Up to and including the line with "import plotly.graph_objects as go", write out the listing from its first line, minus the pictures.

* BEGIN *

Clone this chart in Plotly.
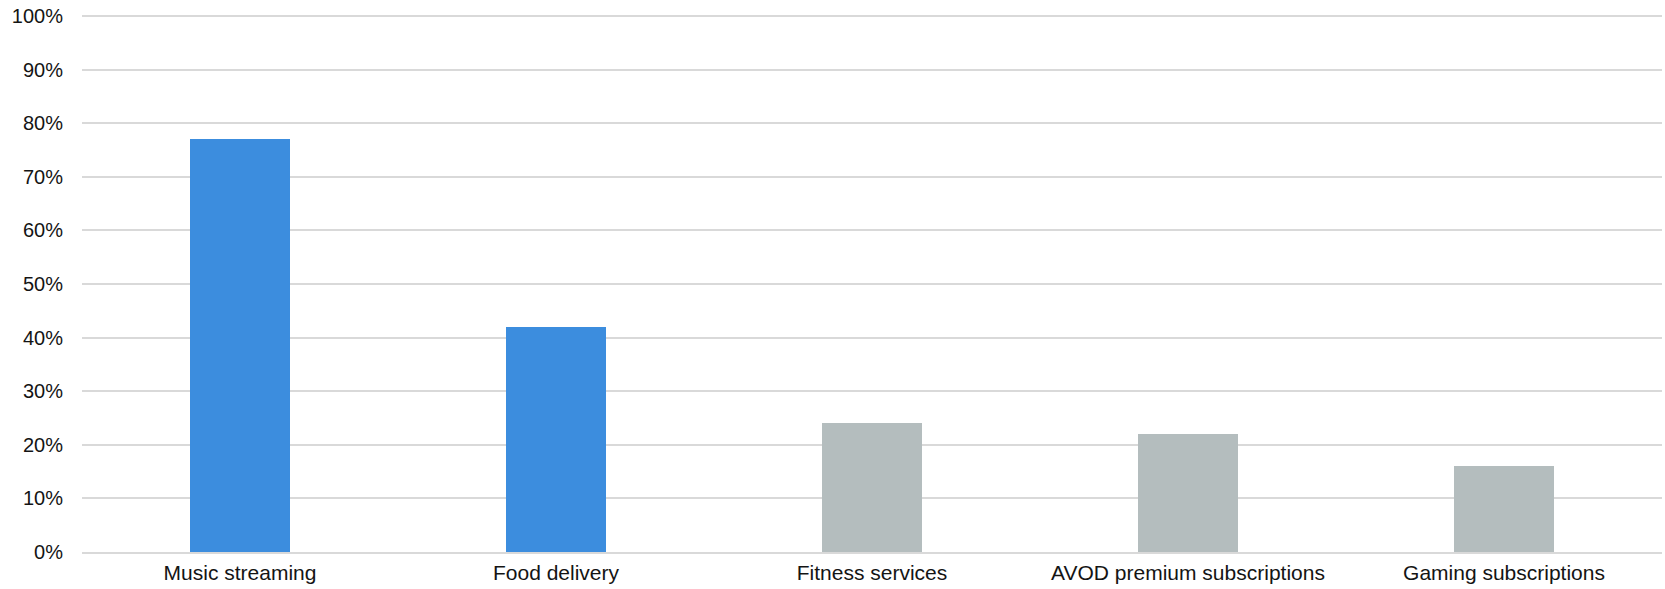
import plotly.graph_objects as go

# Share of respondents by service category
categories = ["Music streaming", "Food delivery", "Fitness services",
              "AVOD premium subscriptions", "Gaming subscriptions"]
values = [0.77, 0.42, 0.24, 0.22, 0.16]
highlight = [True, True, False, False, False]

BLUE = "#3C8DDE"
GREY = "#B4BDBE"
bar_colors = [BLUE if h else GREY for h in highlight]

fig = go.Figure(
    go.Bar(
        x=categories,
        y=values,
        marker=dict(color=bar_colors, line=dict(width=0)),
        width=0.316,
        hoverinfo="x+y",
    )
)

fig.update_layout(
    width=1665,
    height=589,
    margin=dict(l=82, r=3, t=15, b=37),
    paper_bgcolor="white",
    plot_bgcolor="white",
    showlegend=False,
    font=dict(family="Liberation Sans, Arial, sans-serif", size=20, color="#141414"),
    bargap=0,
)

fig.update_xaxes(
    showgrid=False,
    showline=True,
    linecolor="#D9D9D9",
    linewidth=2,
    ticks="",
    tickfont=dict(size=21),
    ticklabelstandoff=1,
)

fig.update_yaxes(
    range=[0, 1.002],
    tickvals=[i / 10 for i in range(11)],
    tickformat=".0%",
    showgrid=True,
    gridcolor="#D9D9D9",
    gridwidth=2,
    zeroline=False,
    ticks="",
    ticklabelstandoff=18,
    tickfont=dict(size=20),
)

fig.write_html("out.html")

* END *

*WRITTEN SOLUTION:*
Clone this chart in Plotly.
import plotly.graph_objects as go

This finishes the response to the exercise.